Yes, it turns out the company sold a portion of its Tesla stock, but with a few fractions of a percent sold, the funds are still similarly invested in Tesla to a great extent. Moving from 11% to 10% in fund weighting, for example, doesn’t mean you’re getting out of some particular market equity – it just means you’re trimming a little, for one purpose or another. It does not necessarily mean that the divesting party is worried about where the stock is going at all.



For Cathie and her team it’s very likely that the sale is financing the purchase of other investments that may have higher upside potential.

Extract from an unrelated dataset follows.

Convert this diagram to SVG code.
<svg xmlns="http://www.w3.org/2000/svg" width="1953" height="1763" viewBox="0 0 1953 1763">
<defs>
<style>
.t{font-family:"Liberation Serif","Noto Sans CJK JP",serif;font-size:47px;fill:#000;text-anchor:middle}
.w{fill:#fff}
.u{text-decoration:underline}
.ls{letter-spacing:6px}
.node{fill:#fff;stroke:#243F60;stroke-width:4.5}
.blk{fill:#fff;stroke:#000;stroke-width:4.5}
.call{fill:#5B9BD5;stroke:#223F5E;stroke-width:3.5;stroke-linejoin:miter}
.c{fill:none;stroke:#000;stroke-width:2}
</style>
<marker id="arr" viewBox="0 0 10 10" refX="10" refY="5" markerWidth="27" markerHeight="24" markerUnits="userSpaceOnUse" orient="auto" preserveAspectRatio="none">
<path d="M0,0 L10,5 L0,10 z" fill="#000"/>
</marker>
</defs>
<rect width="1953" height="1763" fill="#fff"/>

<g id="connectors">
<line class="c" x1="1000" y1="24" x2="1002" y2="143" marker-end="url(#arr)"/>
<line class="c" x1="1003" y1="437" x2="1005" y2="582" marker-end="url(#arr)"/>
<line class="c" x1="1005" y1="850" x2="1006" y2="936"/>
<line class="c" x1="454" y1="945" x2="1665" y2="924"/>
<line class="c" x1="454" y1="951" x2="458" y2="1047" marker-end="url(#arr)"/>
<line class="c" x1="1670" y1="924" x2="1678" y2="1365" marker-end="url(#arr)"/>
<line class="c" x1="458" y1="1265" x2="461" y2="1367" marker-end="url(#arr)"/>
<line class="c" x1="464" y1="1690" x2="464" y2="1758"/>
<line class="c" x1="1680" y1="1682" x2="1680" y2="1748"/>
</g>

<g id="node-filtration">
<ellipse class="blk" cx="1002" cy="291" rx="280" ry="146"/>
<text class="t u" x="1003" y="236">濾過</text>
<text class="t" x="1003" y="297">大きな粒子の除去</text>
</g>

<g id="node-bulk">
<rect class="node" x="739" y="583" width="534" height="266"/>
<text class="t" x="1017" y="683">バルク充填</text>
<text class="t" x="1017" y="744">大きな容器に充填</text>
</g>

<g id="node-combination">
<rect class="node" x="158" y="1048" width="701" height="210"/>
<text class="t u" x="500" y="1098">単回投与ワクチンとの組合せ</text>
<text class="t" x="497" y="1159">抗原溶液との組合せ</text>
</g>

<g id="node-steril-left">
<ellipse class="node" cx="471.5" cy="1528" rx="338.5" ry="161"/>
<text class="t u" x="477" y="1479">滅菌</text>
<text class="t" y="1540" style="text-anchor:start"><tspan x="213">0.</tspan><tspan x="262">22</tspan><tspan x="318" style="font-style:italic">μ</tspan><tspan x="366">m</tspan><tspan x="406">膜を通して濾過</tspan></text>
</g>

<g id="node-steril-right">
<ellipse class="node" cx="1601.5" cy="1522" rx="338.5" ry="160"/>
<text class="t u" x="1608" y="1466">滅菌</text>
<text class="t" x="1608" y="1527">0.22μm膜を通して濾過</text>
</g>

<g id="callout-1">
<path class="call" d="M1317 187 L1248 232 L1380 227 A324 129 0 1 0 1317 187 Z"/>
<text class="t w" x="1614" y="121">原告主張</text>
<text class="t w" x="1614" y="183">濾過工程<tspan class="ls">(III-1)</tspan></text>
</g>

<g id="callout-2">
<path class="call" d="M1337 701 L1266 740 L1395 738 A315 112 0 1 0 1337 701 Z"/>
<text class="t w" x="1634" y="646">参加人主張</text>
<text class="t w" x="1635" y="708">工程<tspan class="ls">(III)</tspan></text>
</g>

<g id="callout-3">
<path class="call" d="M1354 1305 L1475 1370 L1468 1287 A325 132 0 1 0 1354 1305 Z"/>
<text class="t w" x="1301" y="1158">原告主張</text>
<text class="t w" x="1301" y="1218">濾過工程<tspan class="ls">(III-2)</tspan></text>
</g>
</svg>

Why Did Cathie Wood Sell Tesla?

The key thing here is that you can see by analysis of the transaction and by interviews that it doesn’t mean Cathie Wood is less bullish on Tesla’s long-term growth.

First of all, that proportional sale was equivalent to 0.26% of ARKK holdings in the first place (not a whole lot in the grand scheme of things).

It was reported that the Tesla sale was combined with a purchase of shares of Coinbase (COIN). That’s along with some investment in Intercontinental Exchange.

At the time, Coinbase had just gone public, and this crypto exchange has been an example of cryptocurrency innovation that’s attractive to investors.

So if Cathie Wood and crew took a small portion of Tesla stock and swapped that for Coinbase, it doesn’t infer necessarily a negative for Tesla, it just means that rebalancing diversification allows for more opportunity elsewhere.

Also, over the time that ARK held Tesla, the stock had ballooned by around 800%. Most people don’t expect that kind of growth to continue year after year. It’s more realistic to expect that Tesla will continue to mature in a more traditional way in stages as its market presence expands.

The bottom line is it’s clear from interviews that Wood is still bullish on Tesla.

Corrections are good, they keep us all humble,” Wood said after a recent TSLA dip, according to Bloomberg. “The strongest bull markets I’ve been in are built on walls of worry.”

That’s commitment. Look for ARK funds to hold strong on TSLA moving into the next market season.